La comedia es el intento de aliviar la desgracia para el espectador. Es idéntica a la tragedia pero en ella nos reímos de la torpeza y el error. Sin embargo no por ello nos distanciamos del protagonista ni se reduce su presencia a la caricatura —ese es el trabajo de la farsa—. El guión de Lonergan no se trata tanto de la muerte del hermano de Lee y el nuevo rol de éste como el tutor de su sobrino Patrick (Lucas Hedges), un adolescente promiscuo, caprichoso y astuto. Ante la posibilidad de seguir el modelo convencional de Hollywood, Lonergan no elige la opción más  revolucionaria —aunque sí es rebelde— sino la más humana. Mientras arregla el funeral de su hermano, Lee tiene que decidir si puede quedarse en Manchester, Massachusetts, donde vive su ex esposa, Randi (Michelle Williams), y donde todos lo miran y lo recuerdan como “ese” Lee, el que un día cometió un error que ni él mismo puede perdonarse. Entonces, Manchester junto al mar no se trata de las lecciones o de las aventuras, al contrario, Lee raras veces sabe cómo resolver los problemas y su deseo más grande es escapar de ahí para regresar a su vida de expiación.

La primera vez que vemos a Lee, Lonergan nos lo muestra trabajando como conserje. El encuadre —que por cierto se repite— revela mucho sobre el personaje: Lee está tras el marco de una puerta, como atrapado, intentando arreglar las casas de los habitantes de un edificio. Mientras ellos revelan una inmensa vida interna en breves apariciones, desde su fastidio por ir a un bar mitzvah hasta enamoramientos secretos, Lee permanece casi inmóvil de la cintura para abajo y responde incómodamente en monosílabos cuando le hablan. Su reacción más humana es insultar a la gente o golpearla. Affleck logra quizá una de las mayores actuaciones de los últimos años al expresar la incapacidad verbal de su personaje sin exagerar o sin parecer calculado. Es cierto que él mismo refleja esa incomodidad en la vida real con su voz aguda y ronca, pero en la película su presencia también expresa una melancolía que lo reduce a una sombra. Su mirada está perdida la mayor parte del tiempo y nunca parece estar en su entorno. Lee es, en cierta forma, el hombre ridículo de Dostoyevski, que comienza a toparse con la gente en la calle porque todo le parece insignificante.

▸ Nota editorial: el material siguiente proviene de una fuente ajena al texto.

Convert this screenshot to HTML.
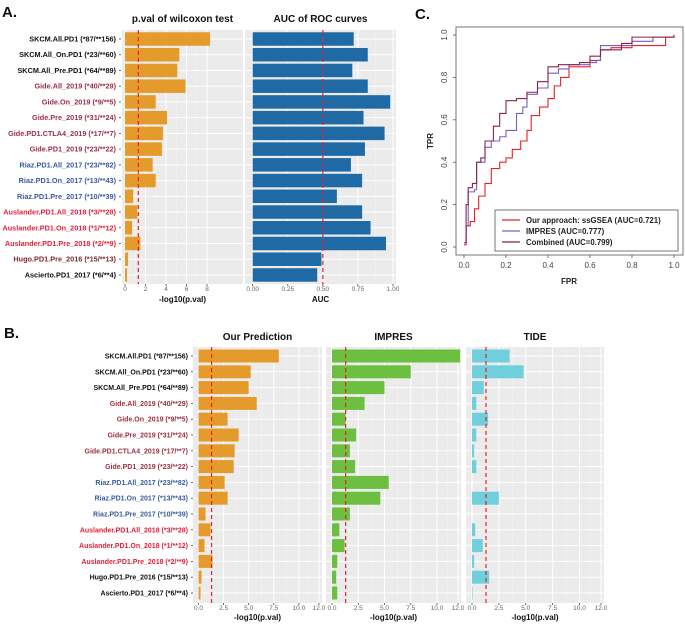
<!DOCTYPE html>
<html><head><meta charset="utf-8"><style>
html,body{margin:0;padding:0;background:#fff;}
svg{display:block;font-family:"Liberation Sans",sans-serif;}
</style></head><body>
<svg id="fig" width="685" height="625" viewBox="0 0 685 625" xmlns="http://www.w3.org/2000/svg"></svg>
<script>
const cohorts=["SKCM.All.PD1 (*87/**156)","SKCM.All_On.PD1 (*23/**60)","SKCM.All_Pre.PD1 (*64/**89)","Gide.All_2019 (*40/**29)","Gide.On_2019 (*9/**5)","Gide.Pre_2019 (*31/**24)","Gide.PD1.CTLA4_2019 (*17/**7)","Gide.PD1_2019 (*23/**22)","Riaz.PD1.All_2017 (*23/**82)","Riaz.PD1.On_2017 (*13/**43)","Riaz.PD1.Pre_2017 (*10/**39)","Auslander.PD1.All_2018 (*3/**28)","Auslander.PD1.On_2018 (*1/**12)","Auslander.PD1.Pre_2018 (*2/**9)","Hugo.PD1.Pre_2016 (*15/**13)","Ascierto.PD1_2017 (*6/**4)"];
const groupA=["k","k","k","g","g","g","g","g","r","r","r","a","a","a","h","k"];
const pvalA=[8.3,5.3,5.1,5.9,3.0,4.1,3.7,3.6,2.7,3.0,0.8,1.2,0.7,1.5,0.3,0.2];
const aucA=[0.72,0.82,0.71,0.82,0.98,0.79,0.94,0.80,0.70,0.78,0.60,0.78,0.84,0.95,0.49,0.46];
const oursB=[8.0,5.2,5.0,5.8,2.9,4.0,3.6,3.5,2.6,2.9,0.7,1.2,0.6,1.4,0.3,0.2];
const impresB=[12.2,7.5,5.0,3.1,1.3,2.3,1.7,2.2,5.4,4.6,1.7,0.7,1.2,0.5,0.4,0.5];
const tideB=[3.5,4.8,1.1,0.4,1.5,0.4,0.2,0.4,0,2.5,0,0.3,1.0,0.2,1.6,0.05];
const pTicksA=[0,2,4,6,8], aucTicks=[0,0.25,0.5,0.75,1], bTicks=[0,2.5,5,7.5,10,12];
const rocRedX=[0,0.01,0.03,0.05,0.07,0.1,0.13,0.17,0.2,0.23,0.27,0.3,0.32,0.36,0.4,0.43,0.46,0.5,0.6,0.65,0.7,0.8,0.95,0.96,1];
const rocRedY=[0.01,0.1,0.12,0.18,0.24,0.3,0.37,0.4,0.42,0.46,0.5,0.55,0.62,0.66,0.7,0.76,0.8,0.85,0.88,0.93,0.94,0.95,0.95,0.99,1];
const rocImpX=[0,0.01,0.02,0.05,0.06,0.1,0.13,0.17,0.2,0.25,0.28,0.3,0.35,0.4,0.45,0.5,0.6,0.63,0.65,0.8,0.9,1];
const rocImpY=[0.02,0.1,0.26,0.27,0.4,0.47,0.5,0.52,0.55,0.63,0.66,0.72,0.75,0.82,0.84,0.86,0.87,0.88,0.95,0.97,0.99,1];
const rocCombX=[0,0.01,0.02,0.04,0.06,0.08,0.1,0.14,0.17,0.2,0.25,0.3,0.35,0.4,0.45,0.55,0.6,0.65,0.75,0.8,1];
const rocCombY=[0.02,0.2,0.28,0.3,0.4,0.42,0.5,0.57,0.63,0.69,0.7,0.73,0.78,0.85,0.86,0.87,0.9,0.93,0.96,0.99,1];
const rocTicks=[0,0.2,0.4,0.6,0.8,1];

const svg=document.getElementById('fig');const NS="http://www.w3.org/2000/svg";
function E(tag,at,txt){const e=document.createElementNS(NS,tag);for(const k in at)e.setAttribute(k,at[k]);if(txt!==undefined)e.textContent=txt;svg.appendChild(e);return e;}
const col={k:"#111",g:"#9b2f45",r:"#3b5a9c",a:"#e0223c",h:"#7a2a2a"};
function fmt(v,d){return v.toFixed(d);}

function panel(name,x0,x1,top,bot,axis,ticks,dec,vals,color,rowY,barH,lineV,title,titleY,xt,xtY,tlY){
  const r=E('rect',{x:x0,y:top,width:x1-x0,height:bot-top,fill:"#ebebeb"});
  
  for(let i=0;i<ticks.length-1;i++){const m=axis((ticks[i]+ticks[i+1])/2);E('line',{x1:m,x2:m,y1:top,y2:bot,stroke:"#f6f6f6","stroke-width":0.5});}
  ticks.forEach(t=>{const x=axis(t);const g=E('line',{x1:x,x2:x,y1:top,y2:bot,stroke:"#fff","stroke-width":1});
    
    E('line',{x1:x,x2:x,y1:bot,y2:bot+2,stroke:"#444","stroke-width":0.8});
    const tl=E('text',{x:x,y:tlY,"font-size":6.5,fill:"#666","text-anchor":"middle"},fmt(t,dec));
    });
  vals.forEach((v,i)=>{const y=rowY(i);E('line',{x1:x0,x2:x1,y1:y,y2:y,stroke:"#fff","stroke-width":1});
    const b=E('rect',{x:axis(0),y:y-barH/2,width:Math.max(0,axis(v)-axis(0)),height:barH,fill:color});
    });
  const lx=axis(lineV);
  const l=E('line',{x1:lx,x2:lx,y1:top,y2:bot,stroke:"#e8202a","stroke-width":1.2,"stroke-dasharray":"4,3"});
  
  const t=E('text',{x:(x0+x1)/2,y:titleY,"font-size":10,"font-weight":"bold","text-anchor":"middle",fill:"#111"},title);
  
  const a=E('text',{x:(x0+x1)/2,y:xtY,"font-size":8,"font-weight":"bold","text-anchor":"middle",fill:"#111"},xt);
  
}
function labels(name,xr,rowY,size,groups){
  cohorts.forEach((c,i)=>{const y=rowY(i);
    const t=E('text',{x:xr,y:y+2.5,"font-size":size,"font-weight":"bold","text-anchor":"end",fill:col[groups[i]]},c);
    
    E('line',{x1:xr+3,x2:xr+5,y1:y,y2:y,stroke:"#444","stroke-width":0.8});});
}
const rowA=i=>39+i*15.73;
const pxA=v=>125+v*10.25, aucX=v=>252.7+v*140.3;
let L=E('text',{x:2,y:17,"font-size":15,"font-weight":"bold",fill:"#111"},"A.");
labels('panel-a',116,rowA,7.3,groupA);
panel('pval-a',122,243,30,284,pxA,pTicksA,0,pvalA,"#e59b2c",rowA,13.5,1.3,"p.val of wilcoxon test",22,"-log10(p.val)",302,291);
panel('auc-a',245,396,30,284,aucX,aucTicks,2,aucA,"#1f6aa5",rowA,13.5,0.5,"AUC of ROC curves",22,"AUC",302,291);
const rowB=i=>356+i*15.8;
L=E('text',{x:4,y:338,"font-size":15,"font-weight":"bold",fill:"#111"},"B.");
const groupB=groupA.map(g=>g==="h"?"k":g);
labels('panel-b',188,rowB,7,groupB);
const b1=v=>198.5+v*10.04,b2=v=>332+v*10.5,b3=v=>472+v*10.75;
panel('ours-b',193,322,347,603,b1,bTicks,1,oursB,"#e59b2c",rowB,13,1.3,"Our Prediction",340,"-log10(p.val)",620,610);
panel('impres-b',326,461,347,603,b2,bTicks,1,impresB,"#6cbf3f",rowB,13,1.3,"IMPRES",340,"-log10(p.val)",620,610);
panel('tide-b',466,604,347,603,b3,bTicks,1,tideB,"#6fcfdc",rowB,13,1.3,"TIDE",340,"-log10(p.val)",620,610);
L=E('text',{x:415,y:19,"font-size":15,"font-weight":"bold",fill:"#111"},"C.");
const cx=v=>464+v*210, cy=v=>247-v*212;
let box=E('rect',{x:456,y:27,width:227,height:228,fill:"none",stroke:"#555","stroke-width":0.8});

rocTicks.forEach(t=>{E('line',{x1:cx(t),x2:cx(t),y1:255,y2:258,stroke:"#555","stroke-width":0.8});
  let tl=E('text',{x:cx(t),y:268,"font-size":8,fill:"#444","text-anchor":"middle"},t.toFixed(1));
  E('line',{x1:453,x2:456,y1:cy(t),y2:cy(t),stroke:"#555","stroke-width":0.8});
  tl=E('text',{x:0,y:0,"font-size":8,fill:"#444","text-anchor":"middle",transform:`translate(447,${cy(t)}) rotate(-90)`},t.toFixed(1));});
let at=E('text',{x:569,y:284,"font-size":8,"font-weight":"bold","text-anchor":"middle",fill:"#222"},"FPR");
at=E('text',{x:0,y:0,"font-size":8,"font-weight":"bold","text-anchor":"middle",fill:"#222",transform:"translate(433,141) rotate(-90)"},"TPR");
function roc(name,xs,ys,c){let d="M"+cx(xs[0])+","+cy(ys[0]);for(let i=1;i<xs.length;i++){d+=" L"+cx(xs[i])+","+cy(ys[i-1])+" L"+cx(xs[i])+","+cy(ys[i]);}
  const p=E('path',{d:d,fill:"none",stroke:c,"stroke-width":1.1});}
roc('roc-ssgsea',rocRedX,rocRedY,"#e8202a");
roc('roc-impres',rocImpX,rocImpY,"#7b5bc4");
roc('roc-combined',rocCombX,rocCombY,"#8b2448");
const lg=E('rect',{x:495,y:210,width:183,height:41,fill:"#fff",stroke:"#555","stroke-width":0.8});
[["Our approach: ssGSEA (AUC=0.721)","#e8202a"],["IMPRES (AUC=0.777)","#7b5bc4"],["Combined (AUC=0.799)","#8b2448"]].forEach((e,i)=>{const y=220+i*11;
  E('line',{x1:502,x2:520,y1:y,y2:y,stroke:e[1],"stroke-width":1.2});
  const t=E('text',{x:526,y:y+3,"font-size":7.8,"font-weight":"bold",fill:"#222"},e[0]);});
</script>
</body></html>
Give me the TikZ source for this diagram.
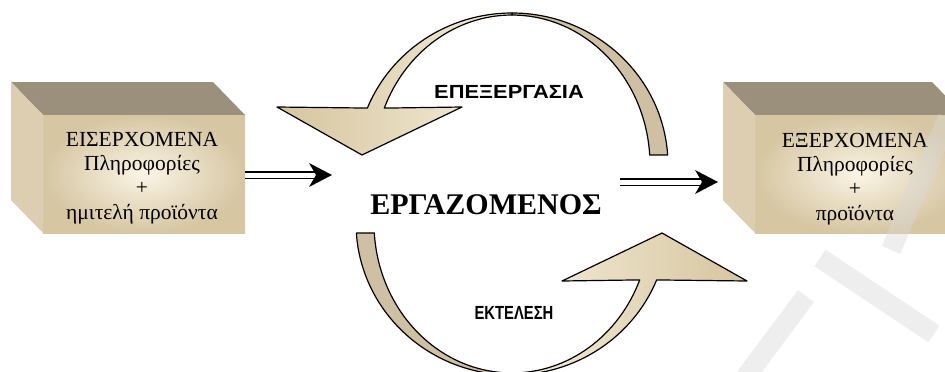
\documentclass[tikz,border=0pt]{standalone}
\usepackage{fontspec}
\setmainfont{Liberation Serif}
\newfontfamily\labelsans{Liberation Sans}
\usetikzlibrary{shadings}

\definecolor{boxtop}{HTML}{9A907B}
\definecolor{boxside}{HTML}{DDCEB1}
\definecolor{boxedge}{HTML}{D6C6A2}
\definecolor{boxmid}{HTML}{FBF5E6}
\definecolor{bandtan}{HTML}{CFC0A4}
\definecolor{bandcream}{HTML}{F5EEDC}
\definecolor{bandshade}{HTML}{D6C59E}

\tikzset{
  outline/.style={draw=black, line width=1.2pt, line join=round},
  boxtext/.style={align=center, font=\fontsize{21.5}{24.3}\selectfont},
  looplabel/.style={font=\labelsans\bfseries\fontsize{19}{20}\selectfont},
  rail/.style={line width=1.8pt},
  headtip/.style={fill=black},
  faintstroke/.style={draw=gray!30, draw opacity=0.45, line width=20pt, line cap=butt},
}

% a 3-D block: front face corners (#1,#2)-(#3,#4), depth offset 32
\newcommand{\blockshape}[4]{%
  \fill[boxtop] (#1-32,#2-33) -- (#3-32,#2-33) -- (#3,#2) -- (#1,#2) -- cycle;
  \fill[boxside] (#1-32,#2-33) -- (#1,#2) -- (#1,#4) -- (#1-32,#4-33) -- cycle;
  \shade[inner color=boxmid, outer color=boxedge] (#1,#2) rectangle (#3,#4);
}

\begin{document}
\begin{tikzpicture}[x=1pt, y=-1pt]
\useasboundingbox (0,0) rectangle (945,372);
\clip (0,0) rectangle (945,372);

% input and output blocks
\blockshape{43}{115}{245}{233}
\blockshape{755}{115}{964}{233}
\node[boxtext] (in) at (142,178) {ΕΙΣΕΡΧΟΜΕΝΑ\\Πληροφορίες\\+\\ημιτελή προϊόντα};
\node[boxtext] (out) at (855,179) {ΕΞΕΡΧΟΜΕΝΑ\\Πληροφορίες\\+\\προϊόντα};

% central label
\node[font=\bfseries\fontsize{30}{32}\selectfont] (worker) at (486,205) {ΕΡΓΑΖΟΜΕΝΟΣ};

% upper loop: processing
\draw[outline, fill=bandtan]
  (512,13) arc[start angle=-90, end angle=-3.8, x radius=156, y radius=152]
  -- (649.7,155.1) arc[start angle=-3.8, end angle=-90, x radius=138, y radius=150] -- cycle;
\draw[outline, left color=bandshade, right color=bandcream]
  (512,13) arc[start angle=-90, end angle=-158, x radius=156, y radius=152]
  -- (277,107) -- (362,155) -- (462,107) -- (384.3,108.1)
  arc[start angle=-157.7, end angle=-90, x radius=138, y radius=150] -- cycle;
\node[looplabel, xscale=1.15] (proc) at (509,92) {ΕΠΕΞΕΡΓΑΣΙΑ};

% lower loop: execution
\draw[outline, fill=bandtan]
  (512,375) arc[start angle=90, end angle=176.2, x radius=156, y radius=152]
  -- (374.3,232.9) arc[start angle=176.2, end angle=90, x radius=138, y radius=150] -- cycle;
\draw[outline, left color=bandcream, right color=bandshade]
  (512,375) arc[start angle=90, end angle=22, x radius=156, y radius=152]
  -- (747,281) -- (662,233) -- (562,281) -- (639.7,279.9)
  arc[start angle=22.3, end angle=90, x radius=138, y radius=150] -- cycle;
\node[looplabel, xscale=0.78] (exec) at (514,313) {ΕΚΤΕΛΕΣΗ};

% double arrows
\coordinate (a1) at (245,175);
\coordinate (a2) at (332,175);
\coordinate (b1) at (620,182);
\coordinate (b2) at (718,182);
\foreach \s/\e in {a1/a2, b1/b2}{
  \draw[rail] ([yshift=-3.4pt]\s) -- ([xshift=-14pt, yshift=-3.4pt]\e);
  \draw[rail] ([yshift=3.4pt]\s) -- ([xshift=-14pt, yshift=3.4pt]\e);
  \fill[headtip] (\e) -- ([xshift=-23pt, yshift=-12pt]\e) -- ([xshift=-16pt]\e)
    -- ([xshift=-23pt, yshift=12pt]\e) -- cycle;
}

% light grey strokes over the lower right corner
\draw[faintstroke] (745,378) -- (806,296);
\draw[faintstroke] (820,258) -- (934,334);
\draw[faintstroke] (891,250) -- (948,118);
\end{tikzpicture}
\end{document}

Pero el triunfo no sólo le pertenece a AffeckManchester junto al mar es en buena medida una película de actores—, sino también al resto del elenco. Hedges es un adolescente total y el opuesto necesario de Lee en el rol de Patrick. Su confianza sexual contrasta con el celibato de su tío y balancea la indiferencia absoluta de Lee con sus irrefrenables ganas de vivir, de tocar, de coger. Los padres de Patrick no aparecen mucho en pantalla pero Kyle Chandler y Gretchen Mol logran darles personalidades identificables en la vida fuera de la pantalla como el papá simpático y la mamá neurótica. Mathew Broderick hace una aparición que confrontará a los admiradores de Ferris Bueller y, aunque es un estereotipo, expresa una agresividad orgánica. Pero es Michelle Williams quien inventa en Randi una de las esposas más conmovedoras que haya visto en pantalla. La forma en que corre a su esposo y a sus amigos borrachos del sótano refleja al mismo tiempo control y amistad, es decir, la confianza para ser mandona y para saber que nadie va a recriminárselo. Sus lágrimas y su desesperación son también genuinas y en un punto se convierten en un complejo artefacto tragicómico: son torpes y dolorosas mientras interrumpen frases que mueren a medio vivir.

Esa interrupción y esa torpeza definen el inusual tono de Manchester junto al mar y la hacen un hermoso y brillante retrato de un hombre que sufre. Además, Lonergan muestra su genio como dramaturgo al expresar mucho en pocas palabras, pero también como cineasta al permitir que las imágenes y la música —que contrasta irónicamente con lo que vemos en pantalla— nos expresen el infinito mundo dentro de los personajes. Con su extraordinaria estética de lo incómodo, su filme logra encontrar un balance entre la desgracia y la repentina luminosidad de la risa, y quizá en unos años un lugar en la historia del cine.